- Cache data in Oracle data buffer cache and again in file system buffer cache is wasting of memory by double caching.
- DBA can manage how the data block to be cached inside Oracle but not for file system cache buffer.
- System buffer cache can mislead the Oracle system statistics for physical IO, since it maybe read from file system cache but as physical read from Oracle point of view.
- It also complicates database tuning because the cost of physical IO is the not same because it may came from file system buffer cache or true disk IO.
- On some operating system, it is possible that system buffer cache keeps expanding until all physical memory is consumed, resulting system crash.
dirctio=yes
SQL> create table gene_drop tablespace mm_data_temp nologging as select * from gene;
Table created.
Elapsed: 00:00:50.46
dirctio=none
SQL> create table gene_drop tablespace mm_data_temp nologging as select * from gene;
Table created.
Elapsed: 00:00:12.40
The table gene is about 500 MB in size and is cached so not physical io is needed to read it. From Linux document, the write actually is on file system buffer cache until it is more than 30 seconds old or more that 10% of the cache. Any way, file system buffer cache can smooth out the disk write load.

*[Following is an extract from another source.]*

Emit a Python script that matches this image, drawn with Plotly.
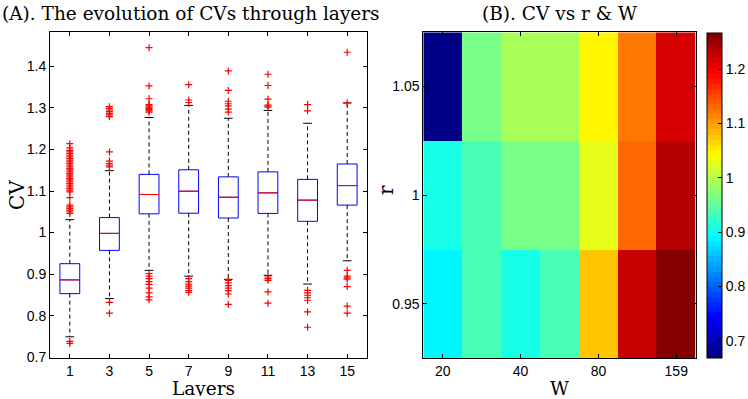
import plotly.graph_objects as go

# ---------------- data: panel A (box plot summary) ----------------
layers = [1, 3, 5, 7, 9, 11, 13, 15]
q1 = [0.853, 0.957, 1.045, 1.0465, 1.035, 1.046, 1.027, 1.066]
med = [0.886, 0.998, 1.0916, 1.0995, 1.085, 1.0955, 1.078, 1.113]
q3 = [0.925, 1.036, 1.140, 1.151, 1.134, 1.146, 1.128, 1.165]
whisk_lo = [0.749, 0.841, 0.909, 0.895, 0.8875, 0.897, 0.876, 0.932]
whisk_hi = [1.031, 1.149, 1.277, 1.306, 1.275, 1.294, 1.263, 1.312]

out_1 = [0.738, 0.733,
         1.046, 1.050, 1.054, 1.058, 1.062, 1.066, 1.084,
         1.098, 1.102, 1.106, 1.110, 1.114, 1.118, 1.122, 1.126, 1.130, 1.134,
         1.138, 1.142, 1.146, 1.150, 1.154, 1.158, 1.162, 1.166, 1.170, 1.174,
         1.178, 1.182, 1.186, 1.190, 1.194, 1.198, 1.204, 1.214]
out_3 = [0.832, 0.806, 1.158, 1.162, 1.166, 1.172, 1.194,
         1.279, 1.283, 1.287, 1.291, 1.295, 1.299, 1.303]
out_5 = [0.901, 0.895, 0.889, 0.882, 0.875, 0.866, 0.855, 0.845, 0.838,
         1.290, 1.293, 1.296, 1.299, 1.302, 1.305, 1.308, 1.322, 1.353, 1.445]
out_7 = [0.889, 0.882, 0.876, 0.871, 0.866, 0.860, 0.856, 1.313, 1.319, 1.356]
out_9 = [0.885, 0.879, 0.872, 0.866, 0.860, 0.852, 0.827,
         1.290, 1.297, 1.305, 1.310, 1.316, 1.342, 1.389]
out_11 = [0.893, 0.889, 0.885, 0.857, 0.830, 1.302, 1.305, 1.307, 1.321, 1.354, 1.381]
out_13 = [0.861, 0.855, 0.849, 0.843, 0.837, 0.809, 0.772, 1.293, 1.308]
out_15 = [0.909, 0.895, 0.891, 0.888, 0.870, 0.823, 0.806, 1.312, 1.434]
outliers = [out_1, out_3, out_5, out_7, out_9, out_11, out_13, out_15]

# ---------------- data: panel B (heatmap) ----------------
W_labels = ['20', '28', '40', '56', '80', '113', '159']
W_ticks = ['20', '40', '80', '159']
r_vals = [0.95, 1.0, 1.05]
cv_grid = [
    [0.892, 0.937, 0.910, 0.937, 1.072, 1.221, 1.266],   # r = 0.95
    [0.910, 0.930, 0.960, 0.960, 1.031, 1.135, 1.229],   # r = 1.00
    [0.668, 0.967, 0.990, 0.990, 1.042, 1.123, 1.210],   # r = 1.05
]
c_min, c_max = 0.668, 1.266

# ---------------- layout helpers (pixel -> paper) ----------------
W_FIG, H_FIG = 748, 399
ML, MR, MT, MB = 50, 52, 32, 41
PW, PH = W_FIG - ML - MR, H_FIG - MT - MB
def px(x):
    return (x - ML) / PW
def py(y):
    return 1 - (y - MT) / PH

# MATLAB jet, 64 discrete levels
def jet(f):
    def ch(f, c):
        return max(0.0, min(1.0, 1.5 - abs(4 * f - c)))
    return (ch(f, 3), ch(f, 2), ch(f, 1))
N = 64
jet_scale = []
for i in range(N):
    r, g, b = jet((i + 0.5) / N)
    col = 'rgb(%d,%d,%d)' % (round(r * 255), round(g * 255), round(b * 255))
    jet_scale.append([i / N, col])
    jet_scale.append([(i + 1) / N, col])

tick_font = dict(family='Liberation Sans, Arial, sans-serif', size=14, color='black')
serif = 'DejaVu Serif, Liberation Serif, serif'

pos = list(range(1, len(layers) + 1))
half_box = 0.25
half_cap = 0.11

fig = go.Figure()

# boxes
fig.add_trace(go.Box(
    x=pos, q1=q1, median=med, q3=q3, lowerfence=q1, upperfence=q3,
    width=2 * half_box, whiskerwidth=0, boxpoints=False,
    line=dict(color='rgb(0,0,255)', width=1), fillcolor='white',
    showlegend=False, hoverinfo='skip', xaxis='x', yaxis='y'))

# whiskers (dashed)
wx, wy = [], []
for p, a, b, c, d in zip(pos, q3, whisk_hi, q1, whisk_lo):
    wx += [p, p, None, p, p, None]
    wy += [a, b, None, c, d, None]
fig.add_trace(go.Scatter(x=wx, y=wy, mode='lines',
                         line=dict(color='black', width=1, dash='4px,3px'),
                         showlegend=False, hoverinfo='skip'))
# caps
cx, cy = [], []
for p, lo, hi in zip(pos, whisk_lo, whisk_hi):
    cx += [p - half_cap, p + half_cap, None, p - half_cap, p + half_cap, None]
    cy += [hi, hi, None, lo, lo, None]
fig.add_trace(go.Scatter(x=cx, y=cy, mode='lines', line=dict(color='black', width=1),
                         showlegend=False, hoverinfo='skip'))
# medians
mx, my = [], []
for p, m in zip(pos, med):
    mx += [p - half_box, p + half_box, None]
    my += [m, m, None]
fig.add_trace(go.Scatter(x=mx, y=my, mode='lines', line=dict(color='red', width=1),
                         showlegend=False, hoverinfo='skip'))
# outliers
ox, oy = [], []
for p, vals in zip(pos, outliers):
    ox += [p] * len(vals)
    oy += vals
fig.add_trace(go.Scatter(x=ox, y=oy, mode='markers',
                         marker=dict(symbol='cross-thin', size=5,
                                     line=dict(color='red', width=1.2)),
                         showlegend=False, hoverinfo='skip'))

# heatmap
fig.add_trace(go.Heatmap(
    x=W_labels, y=r_vals, z=cv_grid, zmin=c_min, zmax=c_max,
    colorscale=jet_scale, xaxis='x2', yaxis='y2', hoverinfo='skip',
    colorbar=dict(x=px(707.3), xanchor='left', xpad=0, ypad=0,
                  y=py(33.3), yanchor='top', len=(358.3 - 33.3) / PH, lenmode='fraction',
                  thickness=15, thicknessmode='pixels',
                  outlinecolor='black', outlinewidth=1,
                  ticks='inside', ticklen=4, tickcolor='black',
                  tickvals=[0.7, 0.8, 0.9, 1.0, 1.1, 1.2],
                  ticktext=['0.7', '0.8', '0.9', '1', '1.1', '1.2'],
                  tickfont=tick_font)))

axis_common = dict(showline=True, linecolor='black', linewidth=1, mirror='ticks',
                   ticks='inside', ticklen=4, tickcolor='black', showgrid=False,
                   zeroline=False, tickfont=tick_font, automargin=False)

ann_font = lambda s: dict(family=serif, size=s, color='black')
fig.update_layout(
    template='none',
    width=W_FIG, height=H_FIG, margin=dict(l=ML, r=MR, t=MT, b=MB, autoexpand=False),
    paper_bgcolor='white', plot_bgcolor='white',
    xaxis=dict(domain=[px(50), px(367)], range=[0.5, len(layers) + 0.5],
               tickvals=pos, ticktext=[str(v) for v in layers], anchor='y', **axis_common),
    yaxis=dict(domain=[py(358), py(32.3)], range=[0.698, 1.482],
               tick0=0.7, dtick=0.1, anchor='x', **axis_common),
    xaxis2=dict(domain=[px(423.3), px(695.7)], type='category',
                tickvals=W_ticks, ticktext=W_ticks, anchor='y2', **axis_common),
    yaxis2=dict(domain=[py(358), py(32.3)], range=[0.925, 1.075],
                tickvals=r_vals, ticktext=['0.95', '1', '1.05'], anchor='x2', **axis_common),
    annotations=[
        dict(text='(A). The evolution of CVs through layers', x=px(191), y=py(13),
             xanchor='center', yanchor='middle',
             xref='paper', yref='paper', showarrow=False, font=ann_font(18.5)),
        dict(text='(B). CV vs r &amp; W', x=px(559), y=py(13),
             xanchor='center', yanchor='middle',
             xref='paper', yref='paper', showarrow=False, font=ann_font(18.5)),
        dict(text='CV', x=px(17), y=py(195), textangle=-90,
             xanchor='center', yanchor='middle',
             xref='paper', yref='paper', showarrow=False, font=ann_font(20)),
        dict(text='Layers', x=px(203), y=py(387.5), height=16,
             xanchor='center', yanchor='middle',
             xref='paper', yref='paper', showarrow=False, font=ann_font(18.5)),
        dict(text='W', x=px(559), y=py(387.5), height=16,
             xanchor='center', yanchor='middle',
             xref='paper', yref='paper', showarrow=False, font=ann_font(18.5)),
        dict(text='r', x=px(386), y=py(190), textangle=-90,
             xanchor='center', yanchor='middle',
             xref='paper', yref='paper', showarrow=False, font=ann_font(20)),
    ],
)

fig.write_html('out.html', config={'displayModeBar': False},
               post_script="document.body.style.margin='0px';")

Whether Oracle uses direct IO is not only dependent on the filesystemio_options parameter, but the OS, file system type, storage device, mount option, device driver and so on. The following procedure can be used to check if direct IO is used in Linux.
- startup database mount.
- ind the db writer by “select spid, program from v$process where program like '%DBW%';”, write down the spid number.

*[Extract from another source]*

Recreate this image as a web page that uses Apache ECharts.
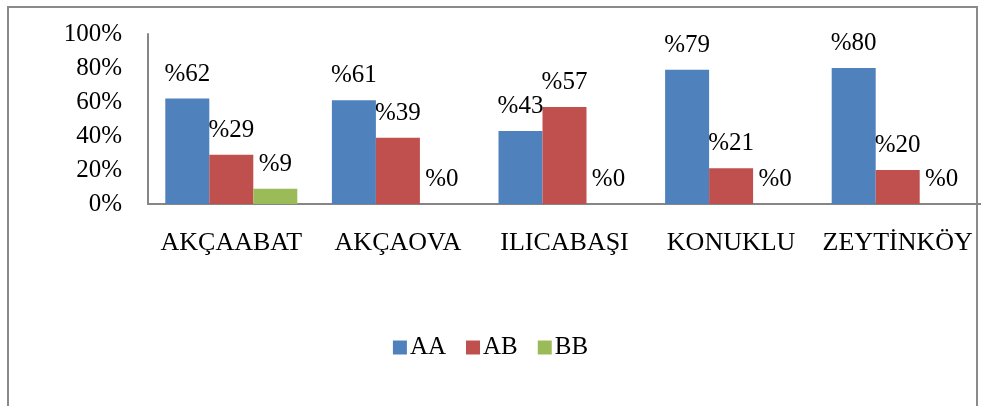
<!DOCTYPE html>
<html>
<head>
<meta charset="utf-8">
<script src="https://cdn.jsdelivr.net/npm/echarts@6/dist/echarts.min.js"></script>
<style>
  html, body { margin: 0; padding: 0; background: #fff; }
  #chart { width: 981px; height: 406px; }
</style>
</head>
<body>
<div id="chart"></div>
<script>
// Villages and genotype shares (%)
const categories = ['AKÇAABAT', 'AKÇAOVA', 'ILICABAŞI', 'KONUKLU', 'ZEYTİNKÖY'];
const seriesNames = ['AA', 'AB', 'BB'];
const valuesAA = [62, 61, 43, 79, 80];
const valuesAB = [29, 39, 57, 21, 20];
const valuesBB = [9, 0, 0, 0, 0];
const yTicks = [0, 20, 40, 60, 80, 100];

const colors = ['#4F81BD', '#C0504D', '#9BBB59'];
const FONT = '"Liberation Serif", "Times New Roman", serif';

const chart = echarts.init(document.getElementById('chart'), null, { renderer: 'canvas' });

function barSeries(name, data, color) {
  return {
    name: name,
    type: 'bar',
    data: data,
    barWidth: 44,
    barGap: '0%',
    itemStyle: { color: color },
    label: {
      show: true,
      position: 'top',
      distance: 12,
      formatter: p => '%' + p.value,
      fontFamily: FONT,
      fontSize: 25,
      color: '#000'
    }
  };
}

chart.setOption({
  animation: false,
  backgroundColor: '#fff',
  graphic: [{
    type: 'rect',
    shape: { x: 8, y: 7, width: 969, height: 420 },
    style: { fill: 'none', stroke: '#8a8a8a', lineWidth: 2 },
    silent: true,
    z: -1
  }],
  grid: { left: 148, right: 0, top: 34, bottom: 202 },
  legend: {
    data: seriesNames,
    top: 330,
    left: 'center',
    icon: 'rect',
    itemWidth: 14,
    itemHeight: 14,
    itemGap: 20,
    textStyle: { fontFamily: FONT, fontSize: 25, color: '#000', padding: [0, 0, 0, -2] }
  },
  xAxis: {
    type: 'category',
    data: categories,
    axisLine: { lineStyle: { color: '#868686', width: 2 } },
    axisTick: { show: false },
    axisLabel: { fontFamily: FONT, fontSize: 26, color: '#000', margin: 26, interval: 0 }
  },
  yAxis: {
    type: 'value',
    min: yTicks[0],
    max: yTicks[yTicks.length - 1],
    interval: 20,
    axisLine: { show: true, lineStyle: { color: '#868686', width: 2 } },
    axisTick: { show: false },
    splitLine: { show: false },
    axisLabel: {
      fontFamily: FONT, fontSize: 25, color: '#000', margin: 26,
      formatter: v => v + '%'
    }
  },
  series: [
    barSeries(seriesNames[0], valuesAA, colors[0]),
    barSeries(seriesNames[1], valuesAB, colors[1]),
    barSeries(seriesNames[2], valuesBB, colors[2])
  ]
});
</script>
</body>
</html>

- do strace of db writer process, such as strace -o /tmp/strace.out -e trace=open -p 2260
- alter database open.
- Open the strace output file and looking for “O_DIRECT”, the sample file is some thing like open("/.../tst01.dbf", O_RDWR|O_SYNC|O_DIRECT) = 22.
In conclusion, to set filesystemio_options to directio or not is dependent on you system, hardware, database, application and load pattern. This is why DBA is paid for and is needed to make such decision.